Have you ever, you know, got drunk and burst into a university cognitive psych department demanding to know how people approach puzzles in real life?

 

Not as such, but I do think that to some extent you can intuit how people will approach puzzles based on how they approach learning generally. And, in many ways, good content design is about teaching the player how the mechanics of the game work. Obviously the other part is designing deep and engaging mechanics, but without sufficiently training the player it's unlikely that they will be able to properly apply the mechanics of the game.

 

And, in this case, I don't mean training through text tutorials, those are really the worst (but easiest) way to explain things. Usually the best way to train players is to introduce new mechanics in safe, simple ways, and then slowly begin to combine them, to force players to understand the implications of how the mechanics interact.

 

It's actually one reason why I personally am a big fan of "difficult" games - it's not that I'm sadistic towards the player or masochistic when I play difficult games. Instead, what I really are games that provide clear feedback as to whether or not I am successfully mastering their mechanics. Often that means providing serious consequences for failing to properly apply the mechanics.
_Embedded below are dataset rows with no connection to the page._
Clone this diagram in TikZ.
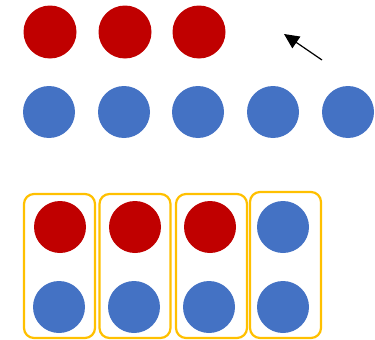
\documentclass[tikz,border=0pt]{standalone}
\usetikzlibrary{arrows.meta}
\definecolor{dred}{HTML}{C00000}
\definecolor{dblue}{HTML}{4472C4}
\definecolor{gold}{HTML}{FFC000}
\begin{document}
\begin{tikzpicture}[x=1pt,y=-1pt,
  redball/.style={circle,fill=dred,minimum size=53pt,inner sep=0pt},
  blueball/.style={circle,fill=dblue,minimum size=52pt,inner sep=0pt},
  pairbox/.style={draw=gold,line width=2.2pt,rounded corners=10pt,minimum width=71pt,minimum height=144pt,inner sep=0pt},
  pointer/.style={line width=1.2pt,-{Triangle[length=15pt,width=14pt]}}]
\useasboundingbox (0,0) rectangle (375,340);
% top rows
\node[redball] (r1) at (50,32) {};
\node[redball] (r2) at (125,32) {};
\node[redball] (r3) at (199,32) {};
\node[blueball] (b1) at (49,112) {};
\node[blueball] (b2) at (124,112) {};
\node[blueball] (b3) at (198,112) {};
\node[blueball] (b4) at (273,112) {};
\node[blueball] (b5) at (348,112) {};
% arrow
\coordinate (atail) at (322,60);
\coordinate (ahead) at (284,34);
\draw[pointer] (atail) -- (ahead);
% bottom boxes
\node[pairbox] (p1) at (59.5,266) {};
\node[pairbox] (p2) at (135,266) {};
\node[pairbox] (p3) at (211.5,266) {};
\node[pairbox,minimum height=146pt] (p4) at (285.5,265) {};
\node[redball,minimum size=52pt] (pr1) at (60,227) {};
\node[redball,minimum size=52pt] (pr2) at (135,227) {};
\node[redball,minimum size=52pt] (pr3) at (210,227) {};
\node[blueball] (pb4) at (283,227) {};
\node[blueball] (pq1) at (59,307) {};
\node[blueball] (pq2) at (134,307) {};
\node[blueball] (pq3) at (209,307) {};
\node[blueball] (pq4) at (283,307) {};
\end{tikzpicture}
\end{document}
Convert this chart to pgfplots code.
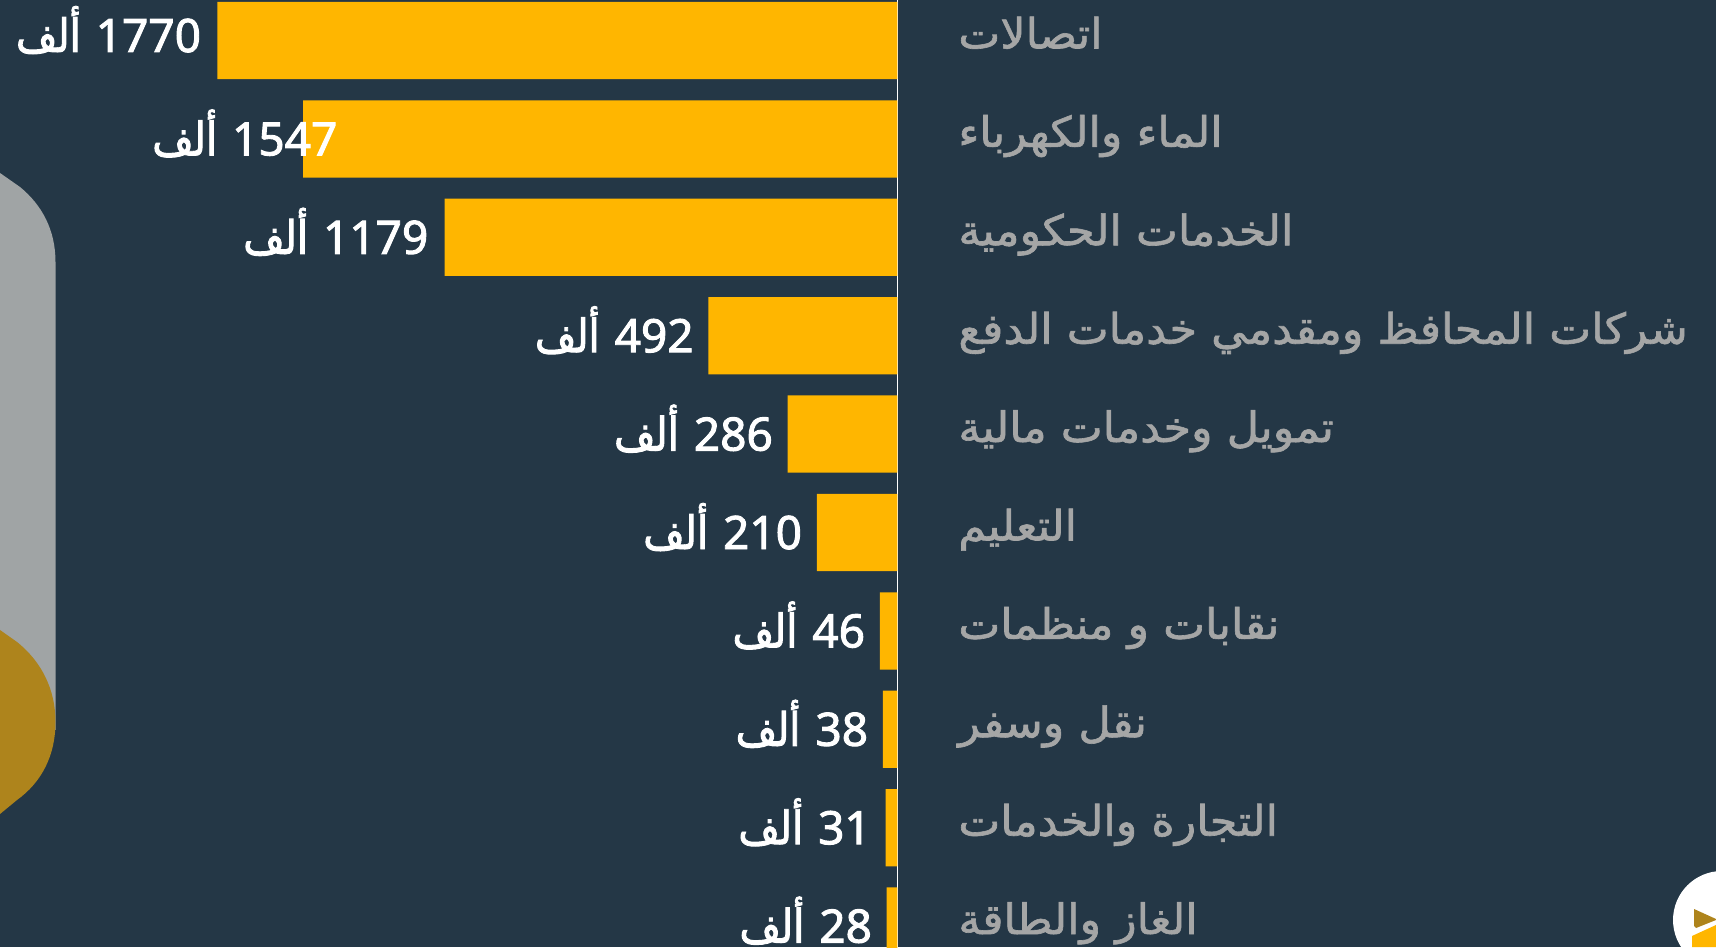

In many cases, standard difficulty levels in games don't require you to fully engage with the mechanics in order to win, and that's a lot less interesting to me, personally. It's also part of why I enjoy PvP games quite a bit - there's very clear feedback as to whether or not you are getting better at the game (you either win more, or don't).

 

Obviously I appreciate that not everyone wants to try to completely figure out every game they play, which is why lower difficulty levels are a good thing to include, too. And why it's a good idea to match people in PvP games with players of roughly equal or only slightly different skill levels - but I do like it when games give you the *option* of playing against much, much better players, because sometimes that's when you learn the most.